Self-powered sensor for rotating speed monitoring of rotating machinery and its application in intelligent toolholder of CNC machine tools

Abstract

Addressing the critical demand for high-precision, highly integrated, and durable rotational speed sensors capable of withstanding complex operating conditions in rotating machinery, we propose an innovative ball vibration based triboelectric nanogenerator (VS-TENG) for rotational monitoring of rotating machinery, and systematically construct the motion control equation system of VS-TENG. The VS-TENG innovatively harnesses the rotational energy of machinery to evoke vibrations within its internal spheres, thereby activating the device to generate electrical signals. The integration of variational mode decomposition (VMD) enables effective filtration of noise and non-essential modal components, facilitating the isolation and analysis of triboelectric signature signals. By monitoring the voltage frequency's variation directly correlated to rotational speed, the sensor achieves both accurate measurement and real-time monitoring. The proposal of VS-TENG overcomes the problem of traditional sensors being prone to wear and accuracy degradation under high-speed rotation conditions and demonstrates significant durability and high-precision characteristics.
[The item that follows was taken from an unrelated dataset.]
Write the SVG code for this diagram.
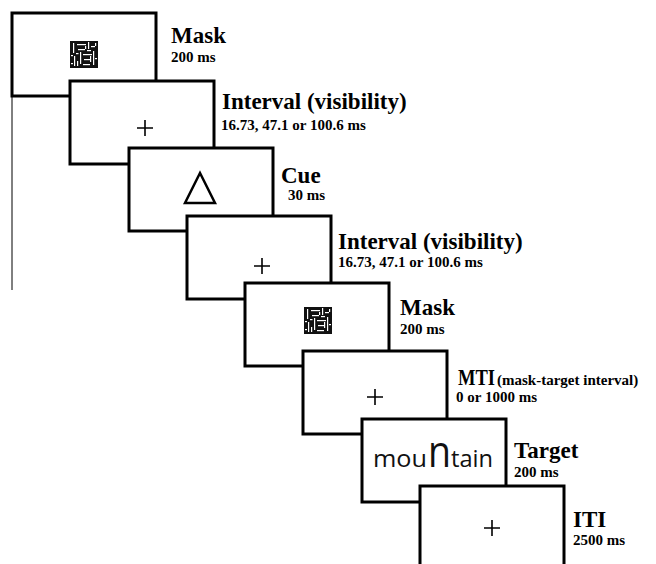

Experimental validation across a wide rotational speed range from 50 to 1600 rpm underscores its performance, with a detection error rate consistently below 0.505 %. Notably, even after sustained operation for 50 h, the VS-TENG maintains a stable electrical output, underscoring its long-term reliability. This achievement is expected to provide stronger technical support for the intelligent and efficient operation and maintenance of rotating machinery.